But RIM has something to say about it - namely that such speculation is completely baseless.
RBC Capital Markets managing director Mike Abramsky wrote in a note to investors that RIM could possibly pull the WiFi-only Playbook models and focus exclusively on mobile carrier-support 3G-enabled versions of the device.
Abramsky posited that RIM would immediately stop production of the WiFi model but continue to market and sell through its existing inventory.
But it seems whatever basis Abramsky was going on was completely bogus.
In a Twitter message responding to a GBR Tweet about the cancellation rumor, RIM wrote the story was "pure fiction. No plan to discontinue. In fact, WiFi PlayBook is launching in new countries practically every week."
The Playbook, which launched in April, is noteworthy not only because it's RIM's first foray into the tablet market but also because it abandons the company's decades-old Blackberry operating system and uses a new QNX-based platform.
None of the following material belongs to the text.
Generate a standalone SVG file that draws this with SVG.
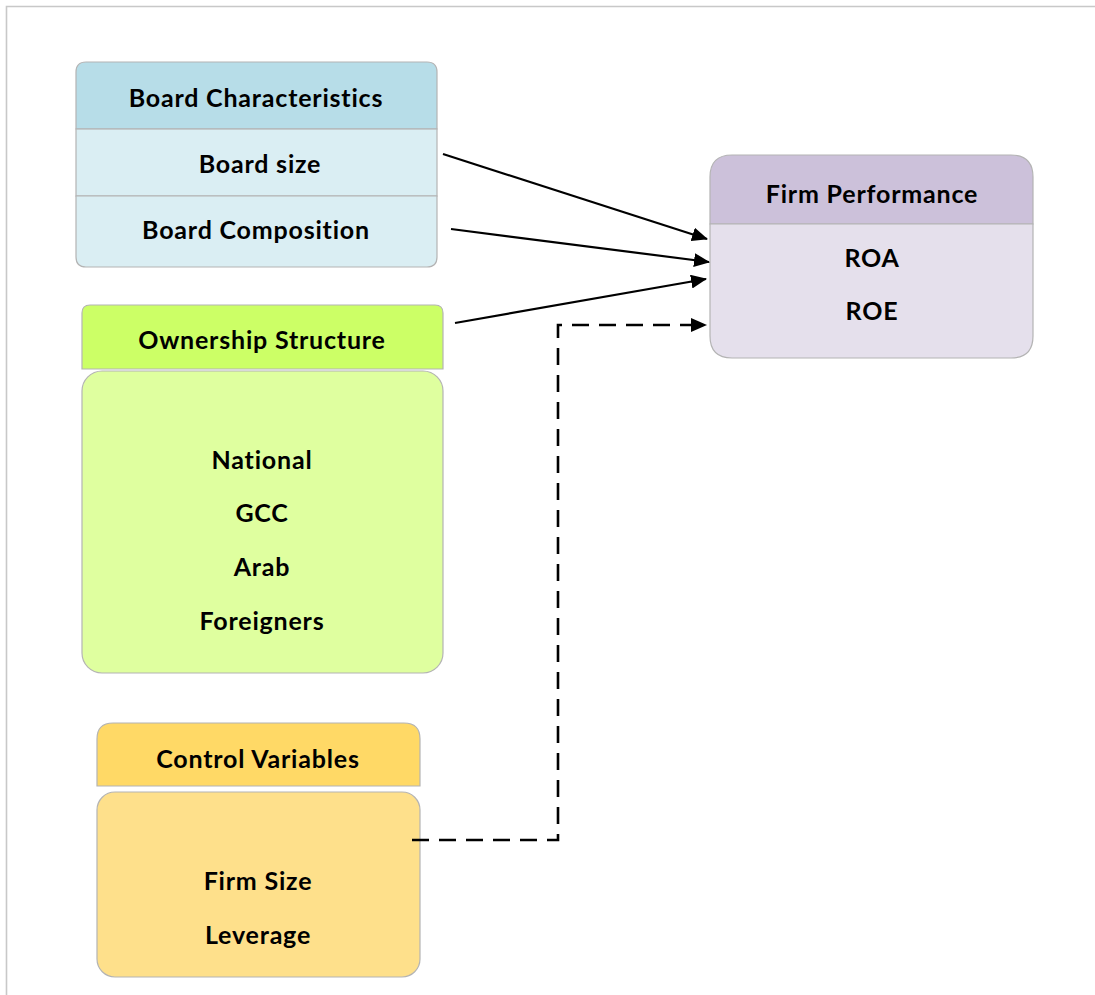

One of the stumbling blocks from RIM had been its highly outdated OS and failed attempts to bring it into the competitive arena of Android and iOS.
Because of its new and fresh approach, the Playbook has received a handful of positive reviews, but it has also faced criticism for its lack of apps and because it heavily relies on users having a Blackberry phone nearby to access certain features.
However, there's certainly no end in sight for the Playbook, and it has indeed given RIM a boost of confidence. The company hasn't released any new Blackberry phones for months, but is poised to launch a new slate of phones with a brand new smartphone OS later this year.